Junk mail can be pleasurable sometimes
Published 7:30 am Saturday, September 17, 2022
A 1957 Ford Skyliner was pictured on the cover of a catalog advertising small die-cast replicas of cars and airplanes that showed up in my mailbox some time ago. I gave it more than a minute of my time before I tossed it in the recycle basket with other junk mail because I recognized the Skyliner and remembered how pretty I thought it was.
Half a page in the catalog showcased a 1955 Ford Thunderbird. It had hooded headlights and dual exhausts protruding through the rear bumper and sold for $2944 in those days, Ford produced 16, 155 of them. Also pictured was a 1935 Duisenberg SSJ Roadster that had a production run of two during those depression years. Gary Cooper bought one and Clark Gable bought the other.
After finding that fascinating information, I knew I would find some time with the catalog, not to order the replicas, but to look at some of replicas of the past and maybe learn a little about them. I hoped to find a 1934 Ford Coupe, the first car I remember from my childhood. My parents bought ours from a Ford dealer in Panama City, FL before I started to school. Seems during the war years, Daddy spent most of his weekends under it making repairs. I loved riding stretched out in the space between the seat and the back window when we took trips to visit both sets of my grandparents. The coupe was dark green with wide running boards and a hood that opened on the sides. For several years, my teen-age uncle begged Daddy to sell it to him. I understand why it attracted him. It was really sporting looking.

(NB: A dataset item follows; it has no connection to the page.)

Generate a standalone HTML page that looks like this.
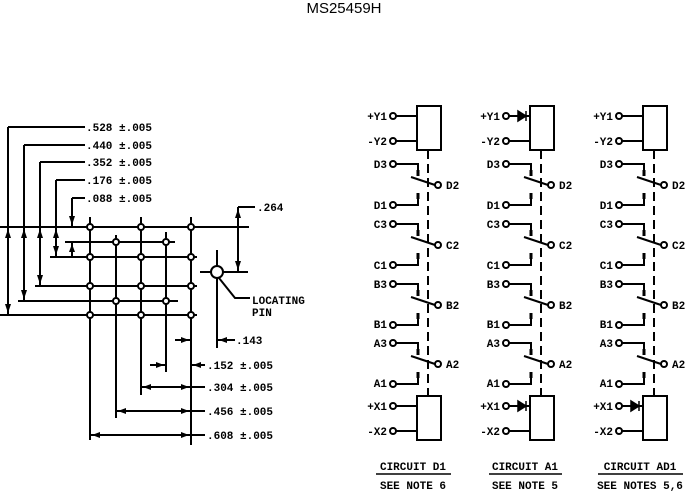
<!DOCTYPE html>
<html><head><meta charset="utf-8"><style>
html,body{margin:0;padding:0;background:#fff;}
svg{display:block;}
text{font-family:"Liberation Mono",monospace;font-weight:bold;font-size:11px;fill:#000;}
</style></head><body>
<svg width="688" height="491" viewBox="0 0 688 491" xmlns="http://www.w3.org/2000/svg">
<defs>
<g id="sw" stroke="#000" stroke-width="2" fill="none">
<path d="M396,0H418V12"/><path d="M418,6V12" stroke-width="3"/>
<path d="M411,13L435,21"/>
<circle cx="438" cy="21" r="3" fill="#fff"/>
<circle cx="393" cy="0" r="3" fill="#fff"/>
<circle cx="393" cy="41" r="3" fill="#fff"/>
<path d="M396,41H418V29"/><path d="M418,29V35" stroke-width="3"/>
</g>
<g id="circ" stroke="#000" stroke-width="2" fill="none">
<rect x="417" y="106" width="24" height="44" fill="#fff"/>
<rect x="417" y="396" width="24" height="44" fill="#fff"/>
<path d="M428,150V396" stroke-dasharray="9,5"/>
<circle cx="393" cy="116" r="3" fill="#fff"/>
<circle cx="393" cy="141" r="3" fill="#fff"/>
<circle cx="393" cy="406" r="3" fill="#fff"/>
<circle cx="393" cy="431" r="3" fill="#fff"/>
<path d="M396,141H417M396,431H417"/>
</g>
</defs>
<text x="344" y="13" text-anchor="middle" style="font-family:'Liberation Sans',sans-serif;font-weight:normal;font-size:15px">MS25459H</text>

<!-- left grid -->
<g stroke="#000" stroke-width="2" fill="none">
<path d="M0,227H249M65,242H175M50,257H197M35,286H197M18,301H178M0,315H197M200,272H248"/>
<path d="M90,217V440M141,217V395M191,217V445M116,235V418M166,232V372M217,250V348"/>
<path d="M8,127H85M8,127V315M24,145H85M24,145V301M40,162H85M40,162V286M56,180H85M56,180V257M72,198H85M72,198V227M72,242V257"/>
<path d="M238,207H255M238,207V272"/>
<path d="M175,340H191M217,340H235M150,365H166M191,365H205M141,387H205M116,411H205M90,435H205"/>
</g>
<g fill="#000">
<path d="M5,238L8,229L11,238zM21,238L24,229L27,238zM37,238L40,229L43,238zM53,238L56,229L59,238z"/>
<path d="M5,304L8,313L11,304zM21,290L24,299L27,290zM37,275L40,284L43,275zM53,246L56,255L59,246z"/>
<path d="M69,216L72,225L75,216zM69,252L72,244L75,252zM235,218L238,209L241,218zM235,261L238,270L241,261z"/>
<path d="M181,337L189,340L181,343zM227,337L219,340L227,343zM156,362L164,365L156,368zM201,362L193,365L201,368z"/>
<path d="M151,384L143,387L151,390zM181,384L189,387L181,390zM126,408L118,411L126,414zM181,408L189,411L181,414zM100,432L92,435L100,438zM181,432L189,435L181,438z"/>
</g>
<g fill="#fff" stroke="#000" stroke-width="2">
<circle cx="90" cy="227" r="3"/><circle cx="141" cy="227" r="3"/><circle cx="191" cy="227" r="3"/>
<circle cx="116" cy="242" r="3"/><circle cx="166" cy="242" r="3"/>
<circle cx="90" cy="257" r="3"/><circle cx="141" cy="257" r="3"/><circle cx="191" cy="257" r="3"/>
<circle cx="90" cy="286" r="3"/><circle cx="141" cy="286" r="3"/><circle cx="191" cy="286" r="3"/>
<circle cx="116" cy="301" r="3"/><circle cx="166" cy="301" r="3"/>
<circle cx="90" cy="315" r="3"/><circle cx="141" cy="315" r="3"/><circle cx="191" cy="315" r="3"/>
<circle cx="217" cy="272" r="6"/>
</g>
<path d="M219,278L235,298H250" stroke="#000" stroke-width="2" fill="none"/>
<g>
<text x="86" y="131">.528 ±.005</text>
<text x="86" y="149">.440 ±.005</text>
<text x="86" y="166">.352 ±.005</text>
<text x="86" y="184">.176 ±.005</text>
<text x="86" y="202">.088 ±.005</text>
<text x="257" y="211">.264</text>
<text x="252" y="304">LOCATING</text>
<text x="252" y="316">PIN</text>
<text x="236" y="344">.143</text>
<text x="207" y="369">.152 ±.005</text>
<text x="207" y="391">.304 ±.005</text>
<text x="207" y="415">.456 ±.005</text>
<text x="207" y="439">.608 ±.005</text>
</g>

<!-- circuits -->
<g>
<use href="#circ"/>
<use href="#sw" y="164"/><use href="#sw" y="224"/><use href="#sw" y="284"/><use href="#sw" y="343"/>
<path d="M396,116H417M396,406H417" stroke="#000" stroke-width="2"/>
</g>
<g transform="translate(113,0)">
<use href="#circ"/>
<use href="#sw" y="164"/><use href="#sw" y="224"/><use href="#sw" y="284"/><use href="#sw" y="343"/>
<path d="M396,116H417M396,406H417" stroke="#000" stroke-width="2"/>
<path d="M405,111L413,116L405,121z M413,111V121M405,401L413,406L405,411z M413,401V411" fill="#000" stroke="#000" stroke-width="1.5"/>
</g>
<g transform="translate(226,0)">
<use href="#circ"/>
<use href="#sw" y="164"/><use href="#sw" y="224"/><use href="#sw" y="284"/><use href="#sw" y="343"/>
<path d="M396,116H417M396,406H417" stroke="#000" stroke-width="2"/>
<path d="M405,401L413,406L405,411z M413,401V411" fill="#000" stroke="#000" stroke-width="1.5"/>
</g>
<g text-anchor="end">
<text x="387" y="120">+Y1</text><text x="387" y="145">-Y2</text>
<text x="387" y="168">D3</text><text x="387" y="209">D1</text>
<text x="387" y="228">C3</text><text x="387" y="269">C1</text>
<text x="387" y="288">B3</text><text x="387" y="328">B1</text>
<text x="387" y="347">A3</text><text x="387" y="387">A1</text>
<text x="387" y="410">+X1</text><text x="387" y="435">-X2</text>
<text x="500" y="120">+Y1</text><text x="500" y="145">-Y2</text>
<text x="500" y="168">D3</text><text x="500" y="209">D1</text>
<text x="500" y="228">C3</text><text x="500" y="269">C1</text>
<text x="500" y="288">B3</text><text x="500" y="328">B1</text>
<text x="500" y="347">A3</text><text x="500" y="387">A1</text>
<text x="500" y="410">+X1</text><text x="500" y="435">-X2</text>
<text x="613" y="120">+Y1</text><text x="613" y="145">-Y2</text>
<text x="613" y="168">D3</text><text x="613" y="209">D1</text>
<text x="613" y="228">C3</text><text x="613" y="269">C1</text>
<text x="613" y="288">B3</text><text x="613" y="328">B1</text>
<text x="613" y="347">A3</text><text x="613" y="387">A1</text>
<text x="613" y="410">+X1</text><text x="613" y="435">-X2</text>
</g>
<g>
<text x="446" y="189">D2</text><text x="446" y="249">C2</text><text x="446" y="309">B2</text><text x="446" y="368">A2</text>
<text x="559" y="189">D2</text><text x="559" y="249">C2</text><text x="559" y="309">B2</text><text x="559" y="368">A2</text>
<text x="672" y="189">D2</text><text x="672" y="249">C2</text><text x="672" y="309">B2</text><text x="672" y="368">A2</text>
</g>
<g text-anchor="middle">
<text x="413" y="470">CIRCUIT D1</text><text x="413" y="489">SEE NOTE 6</text>
<text x="525" y="470">CIRCUIT A1</text><text x="525" y="489">SEE NOTE 5</text>
<text x="640" y="470">CIRCUIT AD1</text><text x="640" y="489">SEE NOTES 5,6</text>
</g>
<path d="M376,474H451M489,474H562M598,474H683" stroke="#000" stroke-width="1.5"/>
</svg>
</body></html>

Perhaps tired of spending all his spare time under our coupe, Daddy finally did sell it to my uncle. Daddy came home from work one day driving a black 1938 Ford sedan. I thought it was the ugliest car I had ever seen. I couldn’t hold back the tears. As we stood in the driveway looking it over, Daddy put his arms around me and said “Honey, we had to get something more modern.” We laughed about that comment many times through the years, considering it was in the mid-forties when he got it. He named the sedan “Jabie” and kept it until he bought a beautiful, brand new Chevrolet coupe.
I had reasons to wax sentimental over the Chevrolet, too. First because I rushed to town with Daddy to get it on the day the dealership called and said it arrived. I even remember the dress I wore on that memorable day. Second, my parents loaned it to my husband and me for our honeymoon trip. My bridegroom’s newly acquired 1949 Mercury had expired the day before our wedding.
I don’t know when I ever received so much pleasure from a piece of junk mail like that vehicle replica catalog. Really, I was tempted to order a few favorites from it, but I decided I couldn’t jam even one more piece on my collector shelf.